In additional to all the useful built in functions that itertools provides, there are a number of very useful recipes for creating your own tools.

One such tool is the grouper function.

def grouper(iterable, n, fillvalue=None):
    "Collect data into fixed-length chunks or blocks"
    # grouper('ABCDEFG', 3, 'x') --> ABC DEF Gxx
    args = [iter(iterable)] * n
    return izip_longest(fillvalue=fillvalue, *args)

This is great, right up until you need the last chunk to not have any filler.

For this, you can use chunky:

"""
Take an iterable and split it into N sized chunks. If the iterable is not
evenly divisable by N, the final chunk will be the size of the remainder.
"""
from itertools import islice

def chunky(sequence, n=None):
    """ Collect data into fixed-length chunks or blocks
    with final block truncated if the sequence is not evenly
    divisible by N.
    """
    # chunky('ABCDEFG', 3) --> ABC DEF G
    iterable = iter(sequence)
    next_group = tuple(islice(iterable, n))
    while next_group:
        yield next_group
        next_group = tuple(islice(iterable, n))
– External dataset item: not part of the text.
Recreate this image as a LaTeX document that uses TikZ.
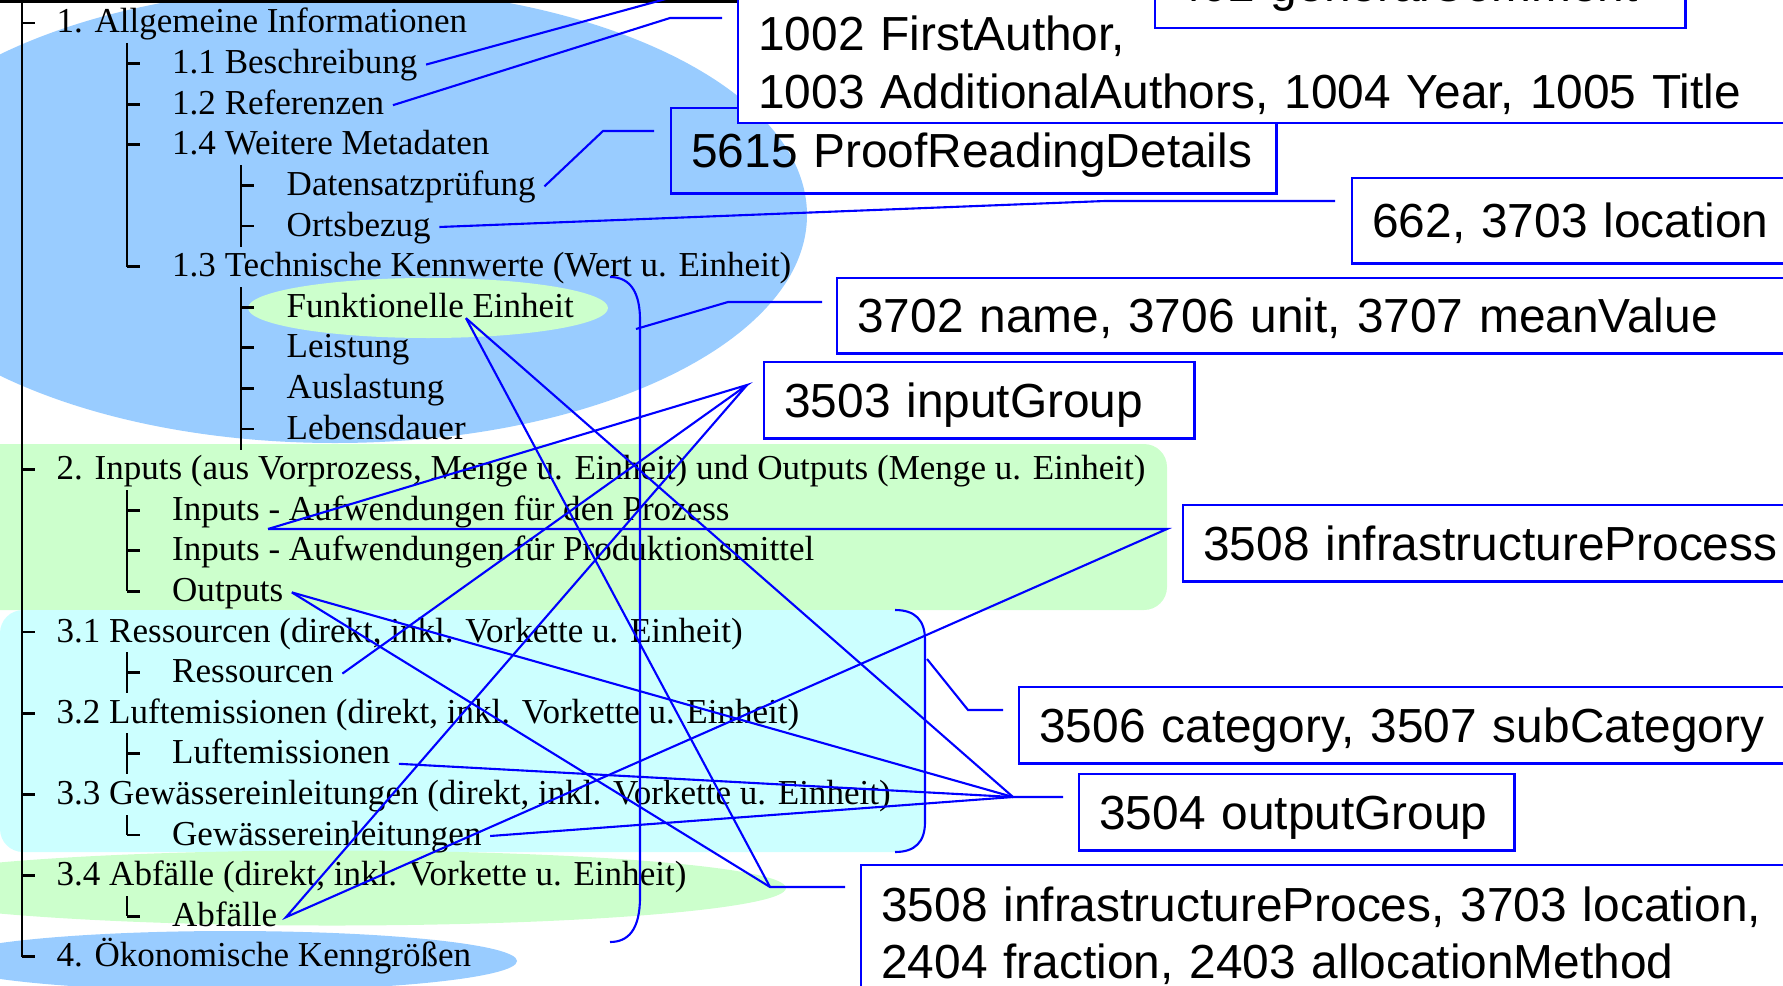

This is useful if we have a backlog of tasks to perform, but we don’t have the resources to perform them all at once. We can chunk the task list and do the work in smaller units.

How it looks in practice:

>>> ten_items = range(10)
>>> list(chunky(ten_items, 5))
[(0, 1, 2, 3, 4), (5, 6, 7, 8, 9)]

>>> list(chunky(ten_items, 10))
[(0, 1, 2, 3, 4, 5, 6, 7, 8, 9)]

>>> list(chunky(ten_items, 1))
[(0,), (1,), (2,), (3,), (4,), (5,), (6,), (7,), (8,), (9,)]

>>> list(chunky(ten_items))
[(0, 1, 2, 3, 4, 5, 6, 7, 8, 9)]

>>> list(chunky(ten_items, 3))
[(0, 1, 2), (3, 4, 5), (6, 7, 8), (9,)]

That’s it for now. Thanks for stopping by!